Victorian Literature
Victorian literature throughout the nineteenth century was noted for its humor. Charles Dickens, William Thackeray, and Lewis Carroll were among the many British writers who were successful with comic fiction. Early Victorian theatre was characterized by artificial plots, shallow romantic characters, and melodrama, and played to largely uneducated audiences. By midcentury, Dion Boucicault and Tom Taylor had gained popularity with their comedic plays, in which it was fashionable to play upon the titillation of stories about "fallen" women. Besides farces, many plays of the time were intrigues with complicated and ludicrous plots.

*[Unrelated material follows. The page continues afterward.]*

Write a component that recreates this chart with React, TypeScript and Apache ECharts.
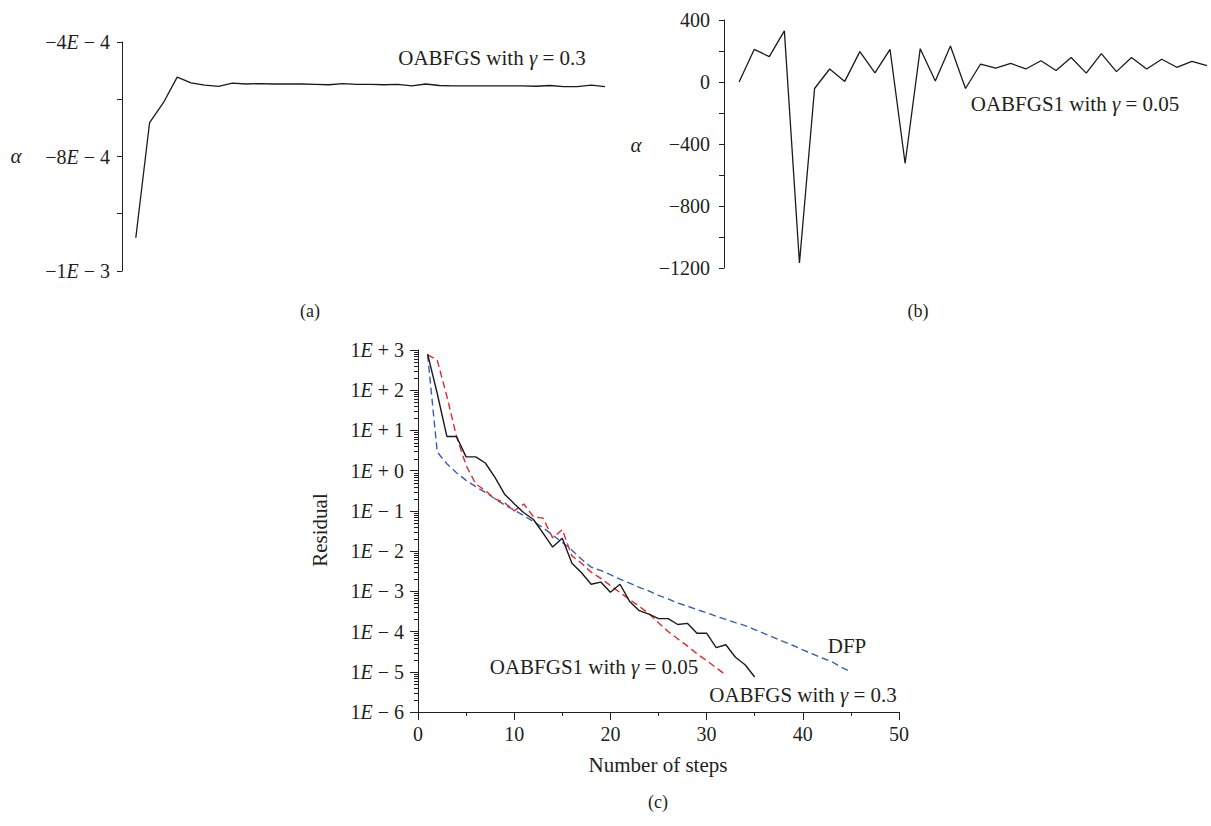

Realistic drama got a start in the 1860s work of T. W. Robertson, but it was not until the 1890s that the most prominent dramatists, Sir A. W. Pinero and H. A. Jones, tried to follow suit. However, neither Pinero nor Jones was able to fully break away from the usual fare expected by theatergoers. Nonetheless, the influence of Henrik Ibsen caused Pinero to join in the movement to write serious "problem" plays, such as his Second Mrs. Tanqueray (1893). Ibsen, an enormously influential Norwegian critic and playwright, attacked social norms and hypocrisies. His plays focus on real human concerns and portray characters of depth who are trying to make sense of their lives. Ibsen believed that drama can honestly and meaningfully deal with social problems. In 1891, J. T. Grein organized the Independent Theatre to present plays by Ibsen; it was this theatre that staged Shaw's first plays, which were heavily influenced by Ibsen. In 1895, Oscar Wilde brought further innovation to comedy with one of the greatest English plays, The Importance of Being Earnest.